Quindi il lavoro dei servizi sociali è molto importante anche dal punto di vista della prevenzione…

«Senza dubbio e si fa già moltissimo. Penso al Progetto Pippi per prevenire l’istituzionalizzazione e accompagnare alla genitorialità e a tanti altri strumenti messi in campo dai servizi su territorio. Tutto questo c’è già e funziona. Ma anche qui ci vogliono più risorse, altro che “costo zero” come prevede il disegno di legge pensando di limitare i costi dell’affidamento. Anche per questo credo che sugli allontanamenti su iniziativa dell’autorità amministrativa (regolati dall’ex art. 403 del Codice civile) per mezzo dei servizi sociali il disegno di legge non faccia i conti con la realtà: io sono qui da ottobre e registro che il 50 per cento dei provvedimenti non vengono messi in atto dai servizi (che spesso non sono a conoscenza della situazione di fragilità) ma vengono attivati dalle Forze dell’ordine, dagli ospedali o dalle scuole. Cioè non sono le assistenti sociali “cattive” che portano via i bambini: accade che, quando un bambino o la mamma vengono picchiati vanno in ospedale, oppure viene fatta una segnalazione alle Forze dell’ordine dai vicini di casa o talvolta dagli stessi ragazzini che, assistendo alle violenze, chiedono aiuto alla Polizia o ai Carabinieri.

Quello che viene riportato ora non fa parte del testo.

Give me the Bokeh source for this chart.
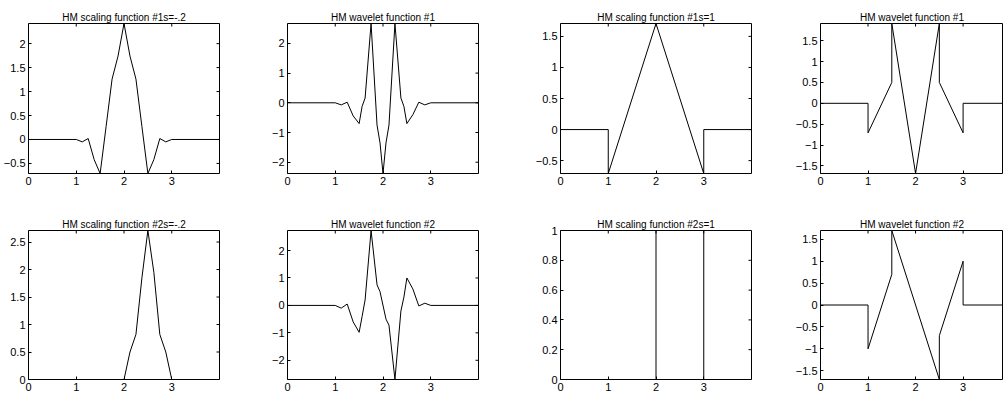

Poi ci sono ragazze adolescenti che si rivolgono alla scuola e che raccontano di maltrattamenti, o le maestre che segnalano di alunni con ferite da frustate o bruciature… Ripeto la maggior parte degli allontanamenti non vengono messi in atto per motivi economici: certo, l’indigenza non aiuta, può darsi che le famiglie che hanno più mezzi e un livello culturale più elevato abbiano qualche risorsa in più nella famiglia allargata ma non si possono fare automatismi. Il disagio è trasversale. E ci vogliono più personale e risorse per intercettarlo prima che sia troppo tardi».

In questi giorni molte associazioni, ordini professionali e chi si occupa di minori auspicano che sarebbe più opportuna un’alleanza per i minori piuttosto che un dibattito che rischia di strumentalizzare i bambini…

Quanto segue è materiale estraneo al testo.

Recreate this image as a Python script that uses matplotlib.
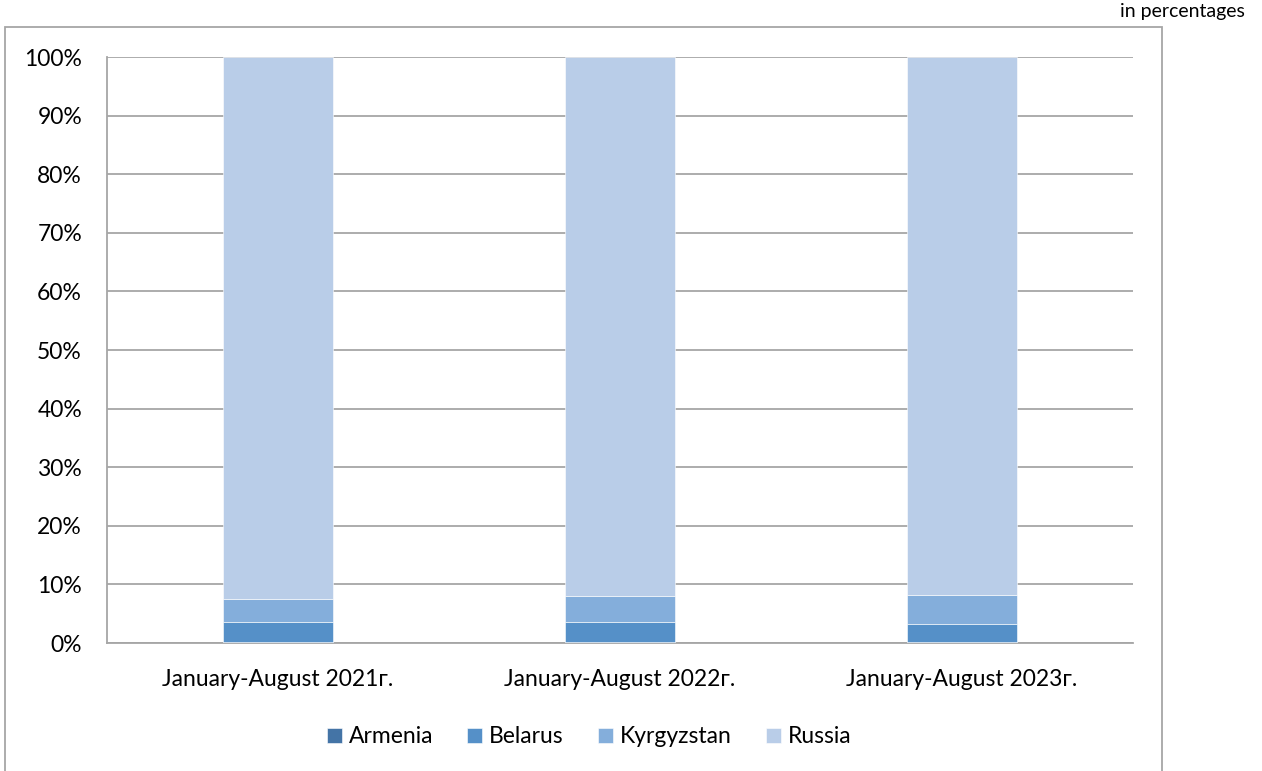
import matplotlib
matplotlib.use("Agg")
import matplotlib.pyplot as plt
from matplotlib.patches import Rectangle
from matplotlib.ticker import PercentFormatter

plt.rcParams['font.family'] = ['Lato', 'DejaVu Sans']

periods = ['January-August 2021г.', 'January-August 2022г.', 'January-August 2023г.']
armenia = [0.1, 0.2, 0.1]
belarus = [3.5, 3.4, 3.2]
kyrgyzstan = [3.9, 4.5, 4.9]
russia = [92.5, 91.9, 91.8]

series = [('Armenia', armenia, '#4474A6'),
          ('Belarus', belarus, '#5590C8'),
          ('Kyrgyzstan', kyrgyzstan, '#84AEDB'),
          ('Russia', russia, '#B9CDE8')]

fig = plt.figure(figsize=(12.62, 7.71), dpi=100)
ax = fig.add_axes([0.0848, 0.166, 0.813, 0.760])

x = range(len(periods))
bottom = [0.0] * len(periods)
for name, vals, col in series:
    ax.bar(x, vals, bottom=bottom, width=0.32, color=col, label=name,
           edgecolor='white', linewidth=0.4, zorder=3)
    bottom = [b + v for b, v in zip(bottom, vals)]

ax.set_xlim(-0.5, 2.5)
ax.set_ylim(0, 100)
ax.set_yticks(range(0, 101, 10))
ax.yaxis.set_major_formatter(PercentFormatter(decimals=0))
ax.set_xticks(list(x))
ax.set_xticklabels(periods)
ax.tick_params(axis='both', length=0, labelsize=16.5, colors='black')
ax.tick_params(axis='y', pad=18)
ax.tick_params(axis='x', pad=19)
ax.grid(axis='y', color='#A6A6A6', linewidth=1.3, zorder=0)
for s in ['top', 'right']:
    ax.spines[s].set_visible(False)
ax.spines['left'].set_color('#A6A6A6')
ax.spines['bottom'].set_color('#A6A6A6')
ax.spines['left'].set_linewidth(1.3)
ax.spines['bottom'].set_linewidth(1.3)

ax.legend(loc='center', bbox_to_anchor=(0.47, -0.16), ncol=4, frameon=False,
          fontsize=16.5, handlelength=0.65, handleheight=0.65, handletextpad=0.3,
          columnspacing=1.5)

frame = Rectangle((5 / 1262, -0.01), 1157 / 1262, 1 - 27 / 771 + 0.01,
                  transform=fig.transFigure, fill=False, edgecolor='#A6A6A6',
                  linewidth=1.3, clip_on=False)
fig.patches.append(frame)

fig.text(1245 / 1262, 1 - 12 / 771, 'in percentages', ha='right', va='center',
         fontsize=14)

fig.savefig('out.png', dpi=100)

«Certamente. A mio parere la Regione ha la possibilità di fornire tutti i mezzi possibili ai servizi, di predisporre gli interventi, in particolare di carattere economico e pensare anche a supporti nuovi o relativamente nuovi come l’affido part-time o diurno: sostegni educativi che possono essere messi in campo per mantenere un legame con la famiglia d’origine laddove è possibile. Occorre però non partire dal presupposto che l’allontanamento è necessariamente “una cosa cattiva” e da evitare quando invece ci sono esigenze di tutela dei bambini molto pressanti. Inoltre bisogna che si riconosca l’operato che i servizi svolgono con interventi preventivi di sostegno prima di pensare ad un allontanamento. Cerchiamo allora di incidere e potenziare su quello che già funziona, evitando di insistere sul fatto che gli allontanamenti non si devono fare: è una posizione che considera la gravità delle situazioni che sono reali e le esigenze di tutela dei bambini. Anziché demonizzare assistenti sociali e servizi potenziamoli perché possano rintracciare il disagio prima che si manifesti alle Forze dell’ordine o nei pronto soccorsi quando è degenerato. In Piemonte i servizi sul fronte della prevenzione sono sempre stati virtuosi: delegittimarli significa scoraggiare le famiglie disposte ad adottare e a prendere minori in affidamento. Già i numeri delle disponibilità rispetto alle necessità sono inferiori, se screditiamo le famiglie affidatarie e i servizi rischiamo di far male a tanti minori che invece avrebbero bisogno di genitori disponibili ad accoglierli».